Step-by-Step Implementation

Step 1: Detect when an update is needed.
When new information arrives, check whether it modifies something already in the memory store. Compute entity overlap and semantic similarity between the incoming content and existing memories. If the incoming content shares three or more entities with an existing memory and has cosine similarity above 0.80, it is likely an update rather than new knowledge. If the content is semantically similar but makes a different factual claim (detected through contradiction analysis), it is definitely an update that supersedes the existing version.

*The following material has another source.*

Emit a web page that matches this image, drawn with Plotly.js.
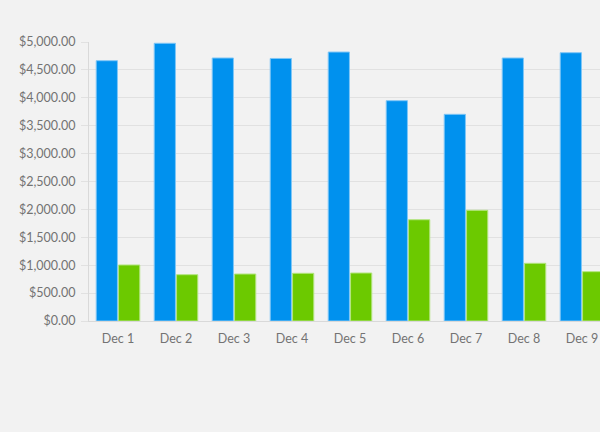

def find_update_target(new_content, new_entities, memory_store, entity_threshold=3, sim_threshold=0.80): new_embedding = generate_embedding(new_content) candidates = memory_store.search(new_embedding, limit=10) for candidate in candidates: shared = set(new_entities).intersection(candidate['entities']) sim = cosine_similarity(new_embedding, candidate['embedding']) if len(shared) >= entity_threshold and sim >= sim_threshold: return candidate return None
Step 2: Compute the diff.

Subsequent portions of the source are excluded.